The world version includes checklists for every country. The main taxonomic reference is Clements but where individual countries differ from Clements it is easy to switch from one to the other to cover all the species you need. The checklists are not perfect: I found that the India national list excludes the Andaman and Nicobar islands for example, and a few species I saw in Turkey last year were inexplicably missing. These errors are in the sources used, and as such are not directly attributable to the production team who seem keen to learn of any similar anomalies and can update checklists yearly with each major version release: in the meantime it is possible to amend lists yourself using the 'Edit Checklist' facility. I would like to have seen the IOC taxonomy available as well as Clements: this may be included in a future release.

Bird Journal screen shot

The whole system is set up on a hierarchical system so that if I entered a set of records for say Swithland Reservoir then it would automatically update my entries for Leicestershire, British, European and World entries for that day, week, year and lifetime lists. Very impressive on the whole, but again I have an odd minor niggle such as Turkey being classed as Europe. The site-hierarchy leads up to continents and there is currently no facility for biogeographical regions that cross continental boundaries such as the Palearctic: this may be addressed in a future release.

Bird Journal is clearly designed to be used after each day's birding and performs admirably if that is what you do.

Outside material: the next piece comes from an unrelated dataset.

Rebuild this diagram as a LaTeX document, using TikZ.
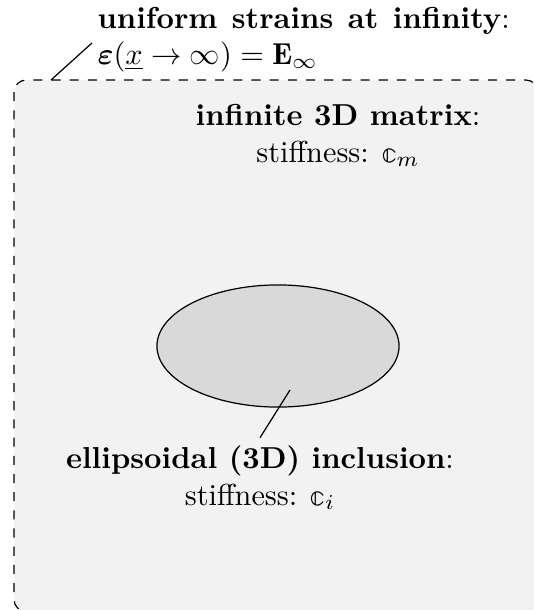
\documentclass[tikz,border=0pt]{standalone}
\usepackage{amsmath,bm}
\usepackage{fontspec}
\newfontfamily\bbfont{latinmodern-math.otf}
\newcommand{\bbc}{\text{\bbfont 𝕔}}
\usetikzlibrary{shapes.geometric}
\begin{document}
\begin{tikzpicture}[x=0.33pt,y=-0.33pt,
  region/.style={draw, dashed, fill=gray!10, rounded corners=4pt},
  inclusion/.style={draw, fill=gray!30, ellipse, inner sep=0pt,
    minimum width=79.9pt, minimum height=40.3pt},
  lbl/.style={inner sep=0pt, align=center, anchor=base},
  leader/.style={draw}]
\useasboundingbox (0,0) rectangle (534,610);
\clip (0,0) rectangle (534,610);
% matrix region
\draw[region] (14,80) rectangle (538,611.5);
\coordinate (c1) at (51,80);
% inclusion
\node[inclusion] (incl) at (278,346) {};
\coordinate (p) at (290,390);
% labels
\node[inner sep=1.65pt, text width=136pt, align=justify, anchor=base west] (inf) at (92,28)
  {\textbf{uniform strains at infinity}:\linebreak
   $\bm{\varepsilon}(\underline{x}\to\infty)=\mathbf{E}_\infty$};
\node[lbl] (mat) at (338,162)
  {\textbf{infinite 3D matrix}:\\ stiffness: $\bbc_m$};
\node[lbl, inner sep=2.5pt] (incll) at (260,505)
  {\textbf{ellipsoidal (3D) inclusion}:\\ stiffness: $\bbc_i$};
% leaders
\draw[leader] (c1) -- ([yshift=-1.2pt]inf.west);
\draw[leader] (p) -- (incll.north);
\end{tikzpicture}
\end{document}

I tend to enter a lot of my records as lists for trips and sites rather than for days, and there is then a problem in that the date displayed is irrelevant. I have not found a way round this but the production team have noted it as a 'feature request', and I just ignore the displays telling me that I saw 210 species on one day in Turkey when in fact it was a two week trip.

There is much more to Bird Journal than I have as yet used. Stored data can be displayed in graphs that will become more meaningful as more records are entered over time. Photographers (of which I am not one) have the facility to store unlimited images in the system's gallery.

Bird Journal screen shot

In general I find this an excellent and very useful product from a company that are keen to listen to comments and develop their service accordingly. I know two local birders who have been using Bird Journal much longer than I have and they are both very pleased with what it does.